DATA PROVIDED:
:::::
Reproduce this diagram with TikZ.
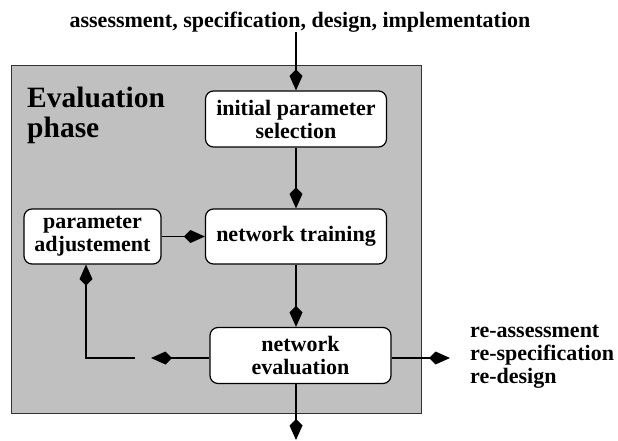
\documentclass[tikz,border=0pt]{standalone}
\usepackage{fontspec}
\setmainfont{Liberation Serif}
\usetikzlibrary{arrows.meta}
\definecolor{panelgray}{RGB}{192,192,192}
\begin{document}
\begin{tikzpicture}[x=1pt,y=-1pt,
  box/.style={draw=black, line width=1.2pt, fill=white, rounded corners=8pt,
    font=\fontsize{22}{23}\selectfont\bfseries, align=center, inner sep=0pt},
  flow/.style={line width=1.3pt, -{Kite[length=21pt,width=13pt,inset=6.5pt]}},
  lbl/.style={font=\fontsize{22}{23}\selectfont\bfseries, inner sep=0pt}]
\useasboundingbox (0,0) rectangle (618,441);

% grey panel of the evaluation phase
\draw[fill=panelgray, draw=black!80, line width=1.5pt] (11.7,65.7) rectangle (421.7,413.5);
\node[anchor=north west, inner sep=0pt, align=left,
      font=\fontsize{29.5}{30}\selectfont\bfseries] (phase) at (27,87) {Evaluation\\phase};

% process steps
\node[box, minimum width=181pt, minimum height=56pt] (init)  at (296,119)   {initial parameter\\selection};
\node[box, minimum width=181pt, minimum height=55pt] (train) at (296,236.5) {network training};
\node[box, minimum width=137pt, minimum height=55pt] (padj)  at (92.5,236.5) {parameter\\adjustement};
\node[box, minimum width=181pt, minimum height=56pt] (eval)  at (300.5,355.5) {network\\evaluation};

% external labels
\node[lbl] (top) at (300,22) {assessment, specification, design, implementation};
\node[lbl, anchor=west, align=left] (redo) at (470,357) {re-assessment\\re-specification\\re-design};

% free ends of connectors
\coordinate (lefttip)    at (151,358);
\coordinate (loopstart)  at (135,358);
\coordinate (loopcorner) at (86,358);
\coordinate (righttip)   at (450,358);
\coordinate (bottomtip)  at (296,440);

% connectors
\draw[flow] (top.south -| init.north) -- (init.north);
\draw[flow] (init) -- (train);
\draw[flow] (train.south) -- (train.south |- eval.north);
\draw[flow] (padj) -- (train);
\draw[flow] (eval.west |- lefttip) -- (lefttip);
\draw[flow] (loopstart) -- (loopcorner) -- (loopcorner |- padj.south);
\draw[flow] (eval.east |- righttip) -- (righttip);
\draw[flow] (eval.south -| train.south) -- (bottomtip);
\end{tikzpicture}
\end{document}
:::::
Return the whole listing, word for word, and leave out every picture.

Reproduce this diagram with TikZ.
\documentclass[tikz,border=0pt]{standalone}
\usepackage{fontspec}
\setmainfont{Liberation Serif}
\usetikzlibrary{arrows.meta}
\definecolor{panelgray}{RGB}{192,192,192}
\begin{document}
\begin{tikzpicture}[x=1pt,y=-1pt,
  box/.style={draw=black, line width=1.2pt, fill=white, rounded corners=8pt,
    font=\fontsize{22}{23}\selectfont\bfseries, align=center, inner sep=0pt},
  flow/.style={line width=1.3pt, -{Kite[length=21pt,width=13pt,inset=6.5pt]}},
  lbl/.style={font=\fontsize{22}{23}\selectfont\bfseries, inner sep=0pt}]
\useasboundingbox (0,0) rectangle (618,441);

% grey panel of the evaluation phase
\draw[fill=panelgray, draw=black!80, line width=1.5pt] (11.7,65.7) rectangle (421.7,413.5);
\node[anchor=north west, inner sep=0pt, align=left,
      font=\fontsize{29.5}{30}\selectfont\bfseries] (phase) at (27,87) {Evaluation\\phase};

% process steps
\node[box, minimum width=181pt, minimum height=56pt] (init)  at (296,119)   {initial parameter\\selection};
\node[box, minimum width=181pt, minimum height=55pt] (train) at (296,236.5) {network training};
\node[box, minimum width=137pt, minimum height=55pt] (padj)  at (92.5,236.5) {parameter\\adjustement};
\node[box, minimum width=181pt, minimum height=56pt] (eval)  at (300.5,355.5) {network\\evaluation};

% external labels
\node[lbl] (top) at (300,22) {assessment, specification, design, implementation};
\node[lbl, anchor=west, align=left] (redo) at (470,357) {re-assessment\\re-specification\\re-design};

% free ends of connectors
\coordinate (lefttip)    at (151,358);
\coordinate (loopstart)  at (135,358);
\coordinate (loopcorner) at (86,358);
\coordinate (righttip)   at (450,358);
\coordinate (bottomtip)  at (296,440);

% connectors
\draw[flow] (top.south -| init.north) -- (init.north);
\draw[flow] (init) -- (train);
\draw[flow] (train.south) -- (train.south |- eval.north);
\draw[flow] (padj) -- (train);
\draw[flow] (eval.west |- lefttip) -- (lefttip);
\draw[flow] (loopstart) -- (loopcorner) -- (loopcorner |- padj.south);
\draw[flow] (eval.east |- righttip) -- (righttip);
\draw[flow] (eval.south -| train.south) -- (bottomtip);
\end{tikzpicture}
\end{document}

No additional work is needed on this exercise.